THE COMMERCIAL Court has directed the US Trustee in Bankruptcy – to whom ownership of all David Drumm’s assets has passed under US law – be asked to indicate next Tuesday whether she intends to appear in the Irish proceedings against the former Anglo Irish chief executive.
Mr Drumm is being pursued by Anglo for €8.5 million over unpaid loans. He denies liability and has counter-claimed for some €2.6 million in salary, pension and deferred bonus payments, and also wants damages, including for “mental distress”.
The action against Mr Drumm was due to open next Tuesday at the Commercial Court with the case over the transfer of his former Dublin home to be heard immediately afterwards, but the trial date was cast in doubt after Mr Drumm’s filing for voluntary bankruptcy in the US.
Mr Drumm had on October 7th last completed a course in “financial literacy”, as required under US bankruptcy law, suggesting his bankruptcy was timed to cause “maximum disruption” of the Irish proceedings, Paul Sreenan, for Anglo, said yesterday.
Counsel said the effect of the bankruptcy was to put a worldwide stay on steps by Mr Drumm’s creditors to recover assets. While normally there might not be any problem with the Irish cases proceeding, Anglo was concerned, as it has a presence in the US, not to take any step which could be seen as interfering with the US courts.

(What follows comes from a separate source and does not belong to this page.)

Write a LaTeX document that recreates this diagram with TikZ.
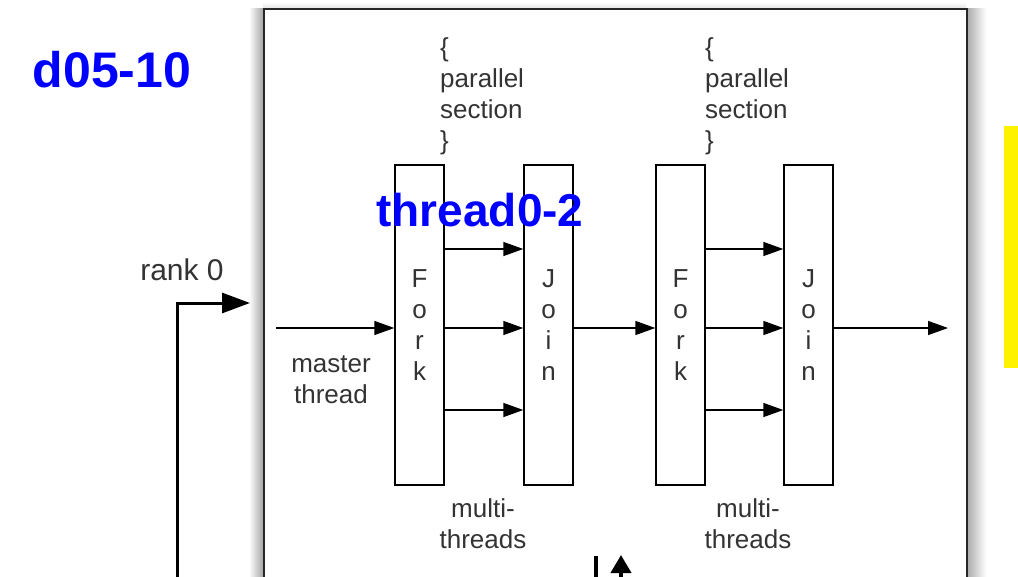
\documentclass[tikz,border=0pt]{standalone}
\usepackage{fontspec}
\setmainfont{Liberation Sans}
\usetikzlibrary{arrows.meta}
\definecolor{txtgray}{HTML}{333333}
\tikzset{
  box/.style={draw=black, line width=1.4pt, minimum width=49pt, minimum height=320pt, inner sep=0pt, fill=white},
  arr/.style={draw=black, line width=1.4pt, -{Triangle[length=20pt,width=14pt]}},
  bigarr/.style={draw=black, line width=3pt, -{Triangle[length=28pt,width=20pt]}},
  lbl/.style={text=txtgray, font=\fontsize{26}{31}\selectfont, inner sep=0pt},
  blue lbl/.style={text=blue, font=\bfseries\fontsize{46}{50}\selectfont, inner sep=0pt},
}
\begin{document}
\begin{tikzpicture}[x=1pt, y=-1pt]
\useasboundingbox (0,0) rectangle (1018,576);
\fill[white] (0,0) rectangle (1018,576);
% shadows of the frame
\shade[left color=white, right color=black!35] (249,8) rectangle (263,576);
\shade[left color=black!35, right color=white] (966,8) rectangle (986,576);
\shade[top color=white, bottom color=black!10] (263,2) rectangle (966,8);
% frame
\node[draw=black!85, line width=2pt, fill=white, minimum width=703pt, minimum height=600pt, inner sep=0pt, anchor=north west] (frame) at (263,8) {};
% yellow bar
\fill[yellow] (1004,126) rectangle (1018,368);
% boxes
\node[box, lbl, align=center] (f1) at (419.5,325) {F\\o\\r\\k};
\node[box, lbl, align=center] (j1) at (548.5,325) {J\\o\\i\\n};
\node[box, lbl, align=center] (f2) at (680.5,325) {F\\o\\r\\k};
\node[box, lbl, align=center] (j2) at (808.5,325) {J\\o\\i\\n};
% arrows
\coordinate (m0) at (276,328);
\coordinate (out) at (948,328);
\draw[arr] (m0) -- ([yshift=-3pt]f1.west);
\foreach \s in {76,-3,-85} {
  \draw[arr] ([yshift=\s pt]f1.east) -- ([yshift=\s pt]j1.west);
  \draw[arr] ([yshift=\s pt]f2.east) -- ([yshift=\s pt]j2.west);
}
\draw[arr] ([yshift=-3pt]j1.east) -- ([yshift=-3pt]f2.west);
\draw[arr] ([yshift=-3pt]j2.east) -- (out);
% labels
\node[lbl, align=left, anchor=north west] (ps1) at (440,37) {\{\\parallel\\section\\\}};
\node[lbl, align=left, anchor=north west] (ps2) at (705,37) {\{\\parallel\\section\\\}};
\node[lbl, align=center] (mt1) at (483,524) {multi-\\threads};
\node[lbl, align=center] (mt2) at (748,524) {multi-\\threads};
\node[lbl, align=center] (mth) at (331,380) {master\\thread};
\node[lbl, font=\fontsize{30}{34}\selectfont] (rank) at (182,270) {rank 0};
% rank 0 arrow
\coordinate (r0) at (177,580);
\coordinate (r1) at (177,303);
\draw[bigarr, shorten >=13pt] (r0) -- (r1) -- (frame.west |- r1);
% bottom marks
\coordinate (b0) at (596,556);
\coordinate (b1) at (596,580);
\draw[line width=4pt] (b0) -- (b1);
\coordinate (c0) at (621,580);
\coordinate (c1) at (621,555);
\draw[line width=4pt, -{Triangle[length=18pt,width=20pt]}] (c0) -- (c1);
% blue labels
\node[blue lbl, font=\bfseries\fontsize{50}{54}\selectfont] (d) at (112,70) {d05-10};
\node[blue lbl] (t) at (480,210) {thread0-2};
\end{tikzpicture}
\end{document}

Declan McGrath, for Mr Drumm, said the Irish lawyers who had acted for Mr Drumm would be seeking to come off record. Counsel added he understood Mr Drumm had informed the US Trustee of the Irish cases, and the trustee planned to instruct lawyers but she might have had insufficient time to prepare for an appearance yesterday.
Mr Justice Peter Kelly said it was “highly unsatisfactory” that one side, through voluntarily declaring bankruptcy in another jurisdiction, could disrupt proceedings here given the “extraordinary facts”. Mr Drumm is an Irish citizen, Anglo is an Irish bank, the debt at the centre of the proceedings was incurred here and Mr Drumm’s contract was governed by Irish law.
The judge noted there is no reciprocal arrangement between here and Massachusetts in relation to bankruptcy matters but his personal experience, through acting for US Trustees when he was a barrister, was they would apply to the Irish courts to have the bankruptcy regime recognised here. No such application had been made to date.
Bearing in mind Anglo’s concern that going ahead with the case here could lead to issues for the bank in the US, the judge said he would not let the proceedings here lie in “a state of torpor”.
Fixing Tuesday for the hearing of any application by the US Trustee, the judge said, if there was no appearance by the trustee, he did not see any huge impediment to the case proceeding shortly afterwards, and the trustee should be “under no illusion” as to what was going to happen. In the interim, he would stand down next Tuesday’s hearing.